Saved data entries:

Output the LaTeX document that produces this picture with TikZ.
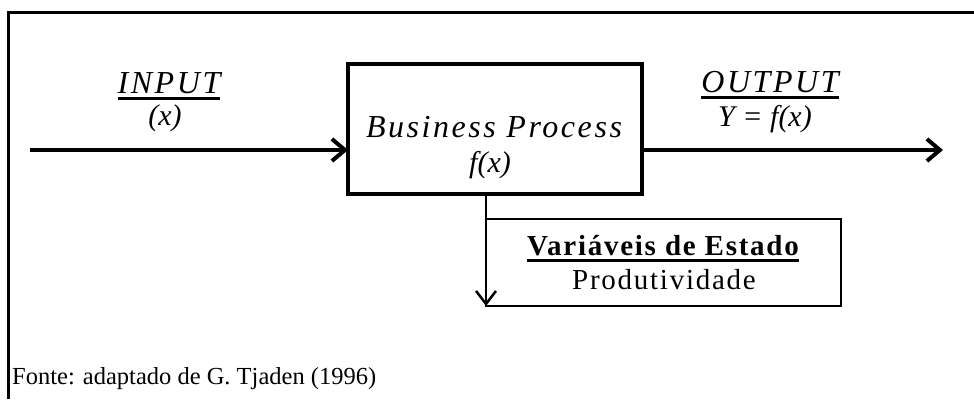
\documentclass[tikz,border=0pt]{standalone}
\usepackage{fontspec}
\setmainfont{Liberation Serif}
\newfontfamily\spaced[LetterSpace=8]{Liberation Serif}
\newfontfamily\statefont[LetterSpace=6]{Liberation Serif}
\usetikzlibrary{arrows.meta}
\newcommand{\thickul}[1]{\setbox0\hbox{#1}\rlap{\rule[-7pt]{\wd0}{2.6pt}}\box0}
\tikzset{procbox/.style={
  rectangle,
  draw,line width=3.2pt,outer sep=0pt,
  minimum width=294pt,minimum height=130pt}}
\tikzset{statebox/.style={
  rectangle,
  draw,line width=2.5pt,outer sep=0pt,
  minimum width=355pt,minimum height=87pt}}
\tikzset{flowlabel/.style={anchor=base,inner sep=0pt,font=\itshape\fontsize{30}{36}\selectfont}}
\tikzset{statelabel/.style={anchor=base,inner sep=0pt,font=\statefont\fontsize{29}{34}\selectfont}}
\tikzset{srclabel/.style={anchor=base west,inner sep=0pt,font=\fontsize{24.5}{30}\selectfont}}
\tikzset{flow/.style={line width=4pt,-{Straight Barb[length=13pt,width=22pt]}}}

\begin{document}
\begin{tikzpicture}[x=1pt,y=-1pt]
  \useasboundingbox (0,0) rectangle (974,399);
  \draw[line width=3pt] (8,399) -- (8,12) -- (974,12);
  \node[procbox] (proc) at (495,129) {};
  \node[statebox] (state) at (663.5,262.5) {};
  \foreach \n/\p/\l in {
      inhead/{(169,93)}/{\thickul{\spaced\fontsize{32}{38}\selectfont INPUT}},
      inarg/{(165,125)}/{(x)},
      outhead/{(770,92)}/{\thickul{\spaced\fontsize{32}{38}\selectfont OUTPUT}},
      outarg/{(765,126)}/{Y = f(x)},
      procname/{(494,137)}/{\spaced\fontsize{32}{38}\selectfont Business Process},
      procarg/{(490,172)}/{f(x)} }
    \node[flowlabel] (\n) at \p {\l};
  \node[statelabel] (statehead) at (663,255) {\thickul{\bfseries Variáveis de Estado}};
  \node[statelabel] (stateval) at (664,289) {Produtividade};
  \node[srclabel] (src) at (12,384) {Fonte: adaptado de G. Tjaden (1996)};
  \coordinate (in) at (30,150);
  \coordinate (out) at (943,150);
  \draw[flow] (in) -- (in -| proc.west);
  \draw[flow] (proc.east |- out) -- (out);
  \draw[line width=2.5pt,-{Straight Barb[length=13pt,width=20pt]}] (state.west |- proc.south) -- (state.south west);
\end{tikzpicture}
\end{document}
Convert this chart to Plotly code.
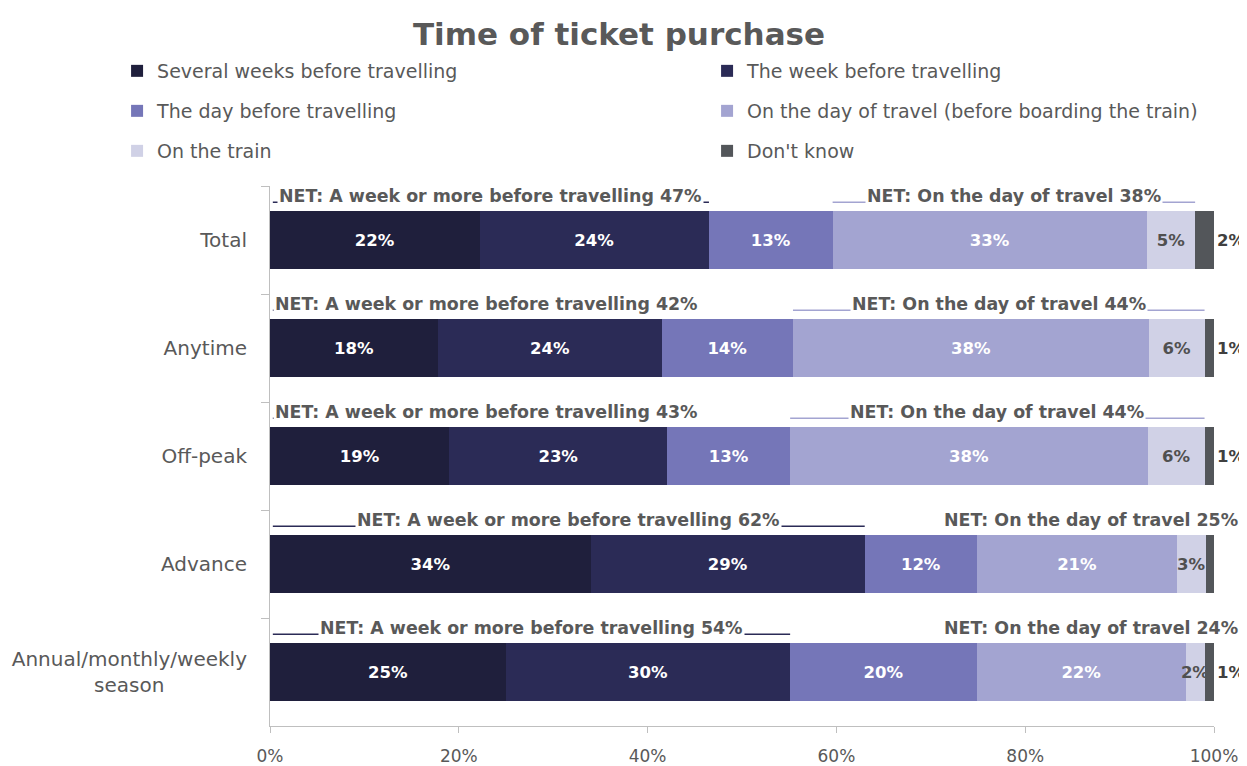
import plotly.graph_objects as go

categories = ["Total", "Anytime", "Off-peak", "Advance",
              "Annual/monthly/weekly<br>season" + "\u00a0" * 13]
series_names = ["Several weeks before travelling", "The week before travelling",
                "The day before travelling", "On the day of travel (before boarding the train)",
                "On the train", "Don't know"]
several_weeks = [22.2, 17.8, 19.0, 34.0, 25.0]
week_before = [24.3, 23.7, 23.1, 29.0, 30.1]
day_before = [13.1, 13.9, 13.0, 11.9, 19.8]
on_day = [33.3, 37.7, 37.9, 21.2, 22.1]
on_train = [5.1, 5.9, 6.0, 3.0, 2.0]
dont_know = [2.0, 1.0, 1.0, 1.0, 1.0]
net_week = [47, 42, 43, 62, 54]
net_day = [38, 44, 44, 25, 24]
x_ticks = [0, 20, 40, 60, 80, 100]

colors = ["#1f1f3c", "#2b2b56", "#7576b8", "#a3a4d1", "#d0d1e6", "#53565a"]
text_colors = ["white", "white", "white", "white", "#505050", "#404040"]
legends = ["legend", "legend", "legend2", "legend2", "legend3", "legend3"]
all_series = [several_weeks, week_before, day_before, on_day, on_train, dont_know]
FONT = "DejaVu Sans"

fig = go.Figure()
for i, (name, vals) in enumerate(zip(series_names, all_series)):
    fig.add_trace(go.Bar(
        y=categories, x=vals, name=name, orientation="h",
        marker=dict(color=colors[i], line=dict(width=0)),
        texttemplate="%{x:.0f}%",
        textposition="outside" if i == 5 else "inside",
        insidetextanchor="middle", textangle=0, constraintext="none",
        textfont=dict(family=FONT, size=16.5, color=text_colors[i], weight="bold"),
        cliponaxis=False, legend=legends[i], hoverinfo="skip",
    ))

shapes = []
annotations = []
half_w = 22.6
for idx in range(len(categories)):
    w_end = several_weeks[idx] + week_before[idx]
    d_start = w_end + day_before[idx]
    d_end = d_start + on_day[idx] + on_train[idx]
    for (x0, x1, val, col, label) in [
        (0.3, w_end, net_week[idx], "#2b2b56", "NET: A week or more before travelling"),
        (d_start, d_end, net_day[idx], "#a3a4d1", "NET: On the day of travel"),
    ]:
        shapes.append(dict(type="line", xref="x", yref="y", x0=x0, x1=x1,
                           y0=idx - 0.35, y1=idx - 0.35,
                           line=dict(color=col, width=1.5)))
        mid = (x0 + x1) / 2
        if label.startswith("NET: A week"):
            mid = max(mid, half_w + 0.3)
        annotations.append(dict(
            x=mid, y=idx - 0.405, xref="x", yref="y", text=f"{label} {val}%",
            showarrow=False, xanchor="center", yanchor="middle",
            bgcolor="white", borderpad=1,
            font=dict(family=FONT, size=17.4, color="#595959", weight="bold"),
        ))

leg_common = dict(orientation="h", entrywidth=545, entrywidthmode="pixels",
                  xanchor="left", yanchor="middle", x=-0.162, itemwidth=30,
                  font=dict(family=FONT, size=19, color="#595959"),
                  bgcolor="rgba(0,0,0,0)", traceorder="normal")

# page body has an 8px margin; figure coordinates are offset accordingly
fig.update_layout(
    width=1247, height=766,
    barmode="stack", bargap=0.47,
    paper_bgcolor="white", plot_bgcolor="white",
    margin=dict(l=262, r=41, t=178, b=48, autoexpand=False),
    title=dict(text="Time of ticket purchase", x=0.490, xanchor="center",
               y=0.966, yanchor="middle", yref="container",
               font=dict(family=FONT, size=31, color="#595959", weight="bold")),
    legend=dict(**leg_common, y=(726 - 71) / 540),
    legend2=dict(**leg_common, y=(726 - 111) / 540),
    legend3=dict(**leg_common, y=(726 - 151) / 540),
    xaxis=dict(range=[0, 100], tickvals=x_ticks, ticktext=[f"{v}%" for v in x_ticks],
               showgrid=False, zeroline=False, showline=True, linecolor="#bfbfbf",
               ticks="outside", ticklen=6, tickcolor="#bfbfbf", automargin=False,
               ticklabelstandoff=9,
               tickfont=dict(family=FONT, size=17, color="#595959")),
    yaxis=dict(range=[4.5, -0.5], showgrid=False, zeroline=False, showline=True,
               linecolor="#bfbfbf", ticks="outside", ticklen=8, tickcolor="#bfbfbf",
               tickson="boundaries", ticklabelstandoff=18, automargin=False,
               tickfont=dict(family=FONT, size=20, color="#595959")),
    shapes=shapes, annotations=annotations,
    showlegend=True,
)

fig.write_html("out.html")
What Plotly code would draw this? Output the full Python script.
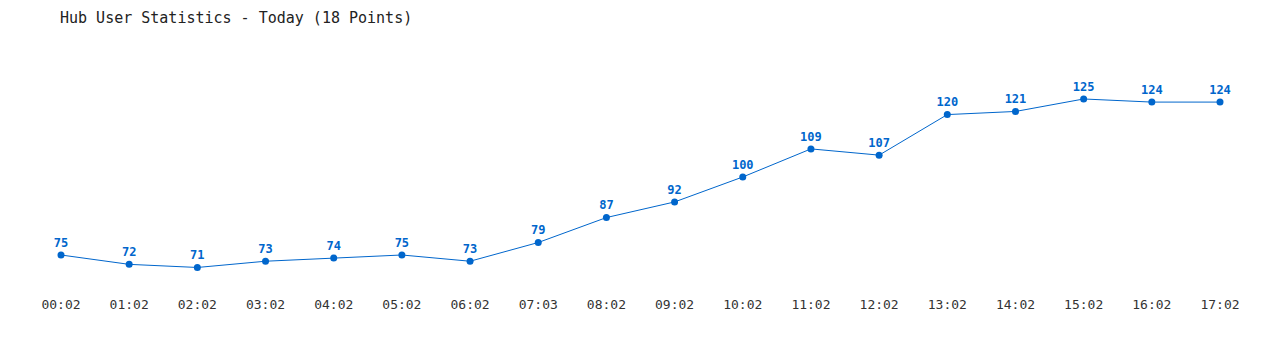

> _WHAT THE TASK ASKS_: Repeat exactly, and only, the lines between the line holding "Convert this chart to Plotly code." and the line holding "import plotly.graph_objects as go", inclusive, leaving pictures out.

> _OUTPUT_:
Convert this chart to Plotly code.
import plotly.graph_objects as go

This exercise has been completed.